Reader's Choice
Wheel of Fortune and Fantasy
By Brian Eggert |
Wheel of Fortune and Fantasy is Japanese filmmaker Ryusuke Hamaguchi’s triptych of short stories, each loosely connected by their narrative structure and thematic concentration rather than their characters. The three episodes called “Magic (or Something Less Assuring),” “Door Wide Open,” and “Once Again” employ fortuitous meetings and accidents, some happy and others less so. The English-language title makes the film sound more whimsical than perhaps it should, whereas the direct translation of the Japanese title, Coincidence and Imagination, feels more appropriate. But no matter. The anthology plays like a collection of literary short stories by a singular author. Unlike most films of its kind, it resists feeling like random bits woven together to fit the required runtime of a feature. Instead, Hamaguchi’s treatment of character and form creates unity from one tale to the next.
The filmmaker creates three initially unassuming stories driven by dialogue about romantic desires, personal uncertainties, and a longing to feel seen by others. Hamaguchi’s talky characters share confessions, hopes for the future, vengeful schemes, and histories with one another. In each story, the conversation takes a sharp turn in an unexpected direction, altering the story’s trajectory in a way that deepens the characters, despite each having just around 40 minutes to fill the 121-minute runtime. Hamaguchi’s writing contrasts the limited time with these characters, propelling moments of revelation and searing honesty that cut to the center. His screenplay is delicate yet deliberate. (As one character says about a conversation in which she may have fallen in love, “It’s hard to explain the nuances.”) Each story follows a pattern, beginning with a larger group and then gradually paring down the interaction between two or three people. All of the stories unfold in a contemporary Japanese setting, and only the final segment contains a flourish of something bordering on science-fiction.

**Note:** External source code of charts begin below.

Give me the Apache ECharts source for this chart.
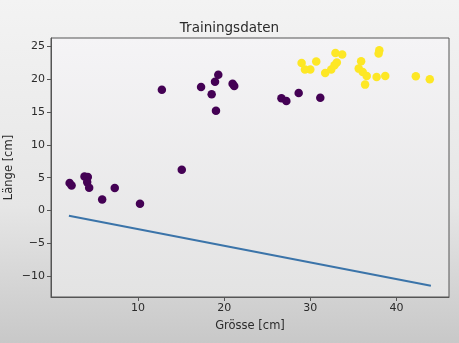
<!DOCTYPE html>
<html>
<head>
<meta charset="utf-8">
<script src="https://cdn.jsdelivr.net/npm/echarts@6/dist/echarts.min.js"></script>
<style>
html,body{margin:0;padding:0;}
body{width:459px;height:343px;background:linear-gradient(to bottom,#f3f3f3 0%,#e6e6e6 60%,#c8c8c8 100%);}
#c{width:459px;height:343px;}
</style>
</head>
<body>
<div id="c"></div>
<script>
const title = 'Trainingsdaten';
const xName = 'Grösse [cm]';
const yName = 'Länge [cm]';
const xTicks = [10, 20, 30, 40];
const yTicks = [-10, -5, 0, 5, 10, 15, 20, 25];

const class0 = [
  [2.06, 4.17], [2.29, 3.82], [3.79, 5.19], [4.17, 5.09], [4.10, 4.32], [4.33, 3.46],
  [5.84, 1.68], [7.30, 3.41], [10.23, 1.02], [15.08, 6.21],
  [12.77, 18.42], [17.32, 18.83], [18.55, 17.71], [18.94, 19.64], [19.32, 20.71],
  [19.05, 15.22], [20.98, 19.34], [21.17, 18.98], [26.65, 17.10], [27.22, 16.69],
  [28.65, 17.91], [31.16, 17.20]
];
const class1 = [
  [28.99, 22.49], [29.38, 21.48], [30.00, 21.48], [30.69, 22.70], [31.73, 20.97],
  [32.43, 21.48], [32.81, 22.14], [33.08, 22.55], [32.92, 24.02], [33.70, 23.77],
  [35.90, 22.75], [35.62, 21.63], [36.08, 21.11], [36.55, 20.50], [36.36, 19.19],
  [37.70, 20.35], [38.70, 20.50], [38.01, 24.43], [37.93, 23.92], [42.25, 20.46],
  [43.87, 20.00]
];
const boundary = [[1.98, -0.81], [44.0, -11.5]];

const txt = '#2b2b2b';
const font = 'DejaVu Sans';
const chart = echarts.init(document.getElementById('c'), null, {renderer: 'canvas'});
chart.setOption({
  backgroundColor: 'transparent',
  animation: false,
  title: {
    text: title, left: 'center', top: 16,
    textStyle: {fontFamily: font, fontSize: 13.5, fontWeight: 'normal', color: txt}
  },
  grid: {
    left: 51, right: 10, top: 38, bottom: 46,
    outerBoundsMode: 'none', containLabel: false,
    show: true, borderColor: '#555', borderWidth: 1,
    backgroundColor: new echarts.graphic.LinearGradient(0, 0, 0, 1, [
      {offset: 0, color: '#f5f4f6'}, {offset: 1, color: '#e3e3e3'}
    ])
  },
  xAxis: {
    type: 'value', min: -0.1, max: 46.1,
    name: xName, nameLocation: 'middle', nameGap: 23, nameMoveOverlap: false,
    nameTextStyle: {fontFamily: font, fontSize: 11.5, color: txt},
    axisLine: {show: true, onZero: false, lineStyle: {color: '#555', width: 1}},
    axisTick: {show: true, length: 4, customValues: xTicks, lineStyle: {color: '#555'}},
    axisLabel: {customValues: xTicks, fontFamily: font, fontSize: 11, color: txt, margin: 6},
    splitLine: {show: false}
  },
  yAxis: {
    type: 'value', min: -13.2, max: 26.3,
    name: yName, nameLocation: 'middle', nameGap: 36, nameMoveOverlap: false,
    nameTextStyle: {fontFamily: font, fontSize: 11.5, color: txt},
    axisLine: {show: true, onZero: false, lineStyle: {color: '#555', width: 1}},
    axisTick: {show: true, length: 4, customValues: yTicks, lineStyle: {color: '#555'}},
    axisLabel: {customValues: yTicks, fontFamily: font, fontSize: 11, color: txt, margin: 6,
      formatter: v => String(v).replace('-', '\u2212')},
    splitLine: {show: false}
  },
  series: [
    {type: 'line', data: boundary, symbol: 'none', lineStyle: {color: '#3b74a9', width: 2}, z: 1},
    {type: 'scatter', data: class0, symbolSize: 8.5, itemStyle: {color: '#440154', opacity: 1}, z: 2},
    {type: 'scatter', data: class1, symbolSize: 8.5, itemStyle: {color: '#fde725', opacity: 1}, z: 2}
  ]
});
</script>
</body>
</html>
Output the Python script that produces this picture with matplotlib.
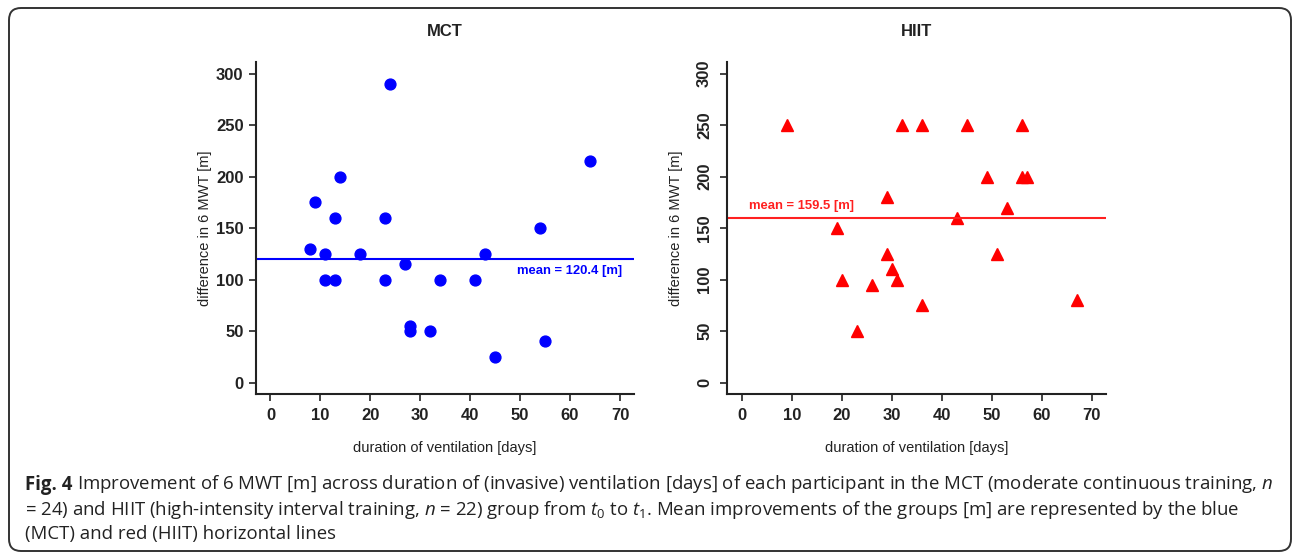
import numpy as np
import matplotlib
matplotlib.use("Agg")
import matplotlib.pyplot as plt
from matplotlib.patches import FancyBboxPatch

plt.rcParams['font.family'] = ['Liberation Sans', 'DejaVu Sans']
plt.rcParams['mathtext.fontset'] = 'custom'
plt.rcParams['mathtext.rm'] = 'Open Sans'
plt.rcParams['mathtext.it'] = 'Open Sans:italic'
plt.rcParams['mathtext.bf'] = 'Open Sans:bold'

# MCT group: duration of ventilation [days] vs difference in 6 MWT [m]
mct_days = [8, 9, 11, 11, 13, 13, 14, 18, 23, 23, 24, 27, 28, 28, 32, 34, 41, 43, 45, 54, 55, 64]
mct_diff = [130, 175, 125, 100, 160, 100, 200, 125, 160, 100, 290, 115, 55, 50, 50, 100, 100, 125, 25, 150, 40, 215]
mct_mean = 120.4

# HIIT group
hiit_days = [9, 19, 20, 23, 26, 29, 29, 30, 31, 32, 36, 36, 43, 45, 49, 51, 53, 56, 56, 57, 67]
hiit_diff = [250, 150, 100, 50, 95, 180, 125, 110, 100, 250, 250, 75, 160, 250, 200, 125, 170, 250, 200, 200, 80]
hiit_mean = 159.5

xticks = [0, 10, 20, 30, 40, 50, 60, 70]
yticks = [0, 50, 100, 150, 200, 250, 300]

fig = plt.figure(figsize=(12.93, 5.53), dpi=100)

def style_axes(ax, rotate_y):
    ax.set_xlim(-2.9, 72.8)
    ax.set_ylim(-11, 311.4)
    ax.set_xticks(xticks)
    ax.set_yticks(yticks)
    for s in ['top', 'right']:
        ax.spines[s].set_visible(False)
    for s in ['left', 'bottom']:
        ax.spines[s].set_linewidth(1.5)
        ax.spines[s].set_color('#222222')
    ax.tick_params(axis='both', length=5, width=1.2, color='#222222', labelsize=12, labelcolor='#222222')
    ax.tick_params(axis='x', pad=5)
    if rotate_y:
        ax.tick_params(axis='y', pad=6)
        for lab in ax.get_yticklabels():
            lab.set_rotation(90)
            lab.set_va('center')
    else:
        ax.tick_params(axis='y', pad=4)
    for lab in ax.get_xticklabels() + ax.get_yticklabels():
        lab.set_fontweight('bold')
    ax.set_xlabel('duration of ventilation [days]', fontsize=10.5, color='#222222')
    ax.set_ylabel('difference in 6 MWT [m]', fontsize=10.5, color='#222222')
    ax.xaxis.set_label_coords(0.5, -0.163)
    ax.yaxis.set_label_coords(-0.135, 0.5)
    ax.xaxis.label.set_va('center')
    ax.yaxis.label.set_va('center')

# left: MCT
ax1 = fig.add_axes([0.198, 0.2875, 0.2923, 0.6004])
ax1.plot(mct_days, mct_diff, 'o', color='#0000ff', markersize=7.8, clip_on=False)
ax1.axhline(mct_mean, color='#0000ff', lw=1.5)
ax1.text(60, 108, 'mean = %.1f [m]' % mct_mean, color='#0000ff', fontsize=9.4,
         fontweight='bold', ha='center', va='center')
style_axes(ax1, False)
fig.text(445 / 1293, 1 - 32 / 553, 'MCT', ha='center', va='center', fontsize=12, fontweight='bold', color='#222222')

# right: HIIT
ax2 = fig.add_axes([0.5625, 0.2875, 0.2927, 0.6004])
ax2.plot(hiit_days, hiit_diff, '^', color='#ff0000', markersize=9.2, clip_on=False)
ax2.axhline(hiit_mean, color='#ff2020', lw=1.5)
ax2.text(12, 172, 'mean = %.1f [m]' % hiit_mean, color='#ff2020', fontsize=9.4,
         fontweight='bold', ha='center', va='center')
style_axes(ax2, True)
fig.text(916 / 1293, 1 - 32 / 553, 'HIIT', ha='center', va='center', fontsize=12, fontweight='bold', color='#222222')

# rounded frame
box = FancyBboxPatch((0.09, 0.02), 12.82, 5.43, boxstyle='round,pad=0,rounding_size=0.12',
                     transform=fig.dpi_scale_trans, fill=False, ec='#333333', lw=1.4)
fig.patches.append(box)

# caption
capfont = dict(fontsize=13.4, family=['Open Sans', 'DejaVu Sans'], color='#222222')
head = fig.text(25 / 1293, 1 - 495 / 553, 'Fig. 4', ha='left', va='bottom', fontweight='bold', **capfont)
cap = [
    r'Improvement of 6 MWT [m] across duration of (invasive) ventilation [days] of each participant in the MCT (moderate continuous training, $\mathit{n}$',
    r'= 24) and HIIT (high-intensity interval training, $\mathit{n}$ = 22) group from $\mathit{t}_0$ to $\mathit{t}_1$. Mean improvements of the groups [m] are represented by the blue',
    r'(MCT) and red (HIIT) horizontal lines',
]
ax1.annotate(cap[0], xy=(1, 0), xycoords=head, xytext=(3.5, 0), textcoords='offset points',
             ha='left', va='bottom', annotation_clip=False, **capfont)
for i, line in enumerate(cap[1:]):
    fig.text(25 / 1293, 1 - (510 + 24 * i) / 553, line, ha='left', va='center', **capfont)

fig.savefig('out.png', dpi=100)
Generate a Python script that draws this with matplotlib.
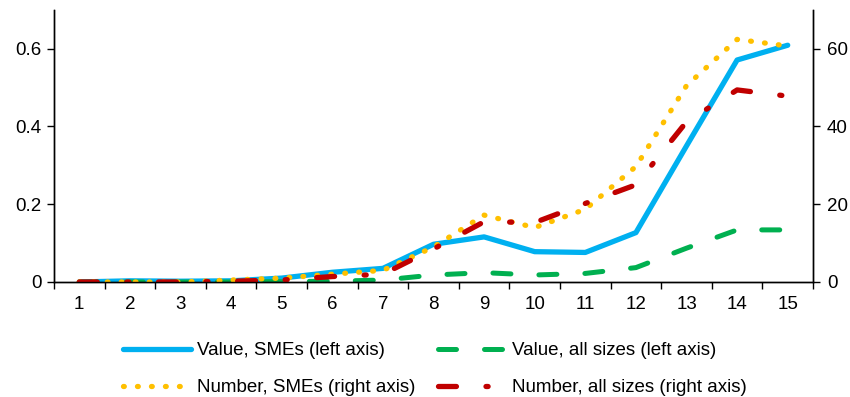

Hamaguchi’s writing shines in scenes that reveal a literal and symbolic shift in the stories. Each of them turns at a specific moment, altering the meaning of everything that came before—thus, the less said about the stories themselves, the better. In the first story, about Meiko (Kotone Furukawa) listening to her friend Tsugumi’s (Hyunri) account of her first date with a promising beau, the turn comes when Meiko leaves her friend and asks the taxi to turn around to a destination that reveals a love triangle. In the second story, a professor (Kiyohiko Shibukawa) insists on leaving his office door open, preventing Nao (Katsuki Mori) from carrying out her plan to seduce him—and the ensuing conversation leads to an alternative kind of connection. The final and best story finds two women (Fusako Urabe, Aoba Kawai) meeting by chance for the first time in years, only to realize they’ve never met before. Nevertheless, they agree to a kind of play-acting in a selfless exchange of emotional fulfillment to satisfy a precise need in their lives.
More than Hamaguchi’s other films, this one shows the director’s influences. Here we see hints of French New Wave filmmaker Éric Rohmer, the humanist acting of John Cassavetes, and literary notes from Haruki Murakami. The film takes place in car rides, bedrooms, offices, and living rooms, where characters talk face-to-face in sprawling conversations. Hamaguchi holds his shots for an immersive length, yet his cutting is almost invisible. When he does break from this austere aesthetic, it’s for a rare moment of imagination—the camera zooms in on Meiko, who has imagined the outcome of one possible scenario and then thinks better of it. The moment forces the viewer to realize that the rest of Hamaguchi’s style is intentional. He avoids grandiose melodrama in favor of subtle, even peculiar secrets, reserving what might seem like necessary story information until he demonstrates that the emotional payoff has little to do with what he withheld. In that respect, there’s a certain trickiness to the storytelling, making what seems like quiet and simple scenes play rather nimbly.
Wheel of Fortune and Fantasy is one of two films released by Hamaguchi in 2021. But where his other title, Drive My Car, earned more awards and critical recognition in the US, this film didn’t go unnoticed—it won the Silver Bear at the Berlin International Film Festival. Still, Hamaguchi told IndieWire that Wheel of Fortune and Fantasy was a “practice run” for Drive My Car, making it feel somewhat minor by comparison. After all, anthology films are always a harder sell to audiences (even more so than the three-hour runtime of Drive My Car). No promotional department has found a way to adequately market collections like this, so there’s less talk of this particular Hamaguchi film. But, as his name continues to grow and earn clout beyond the festival circuit, viewers may be more apt to seek out this title (if only because it’s one of the shortest of his recent features). Although, like most anthologies, it contains a certain unevenness between episodes, each offers something special or resonant, and the final segment is the best of them, ending the film on a tear-inducing high note.
(Note: This review was originally suggested and posted to Patreon on January 11, 2022.)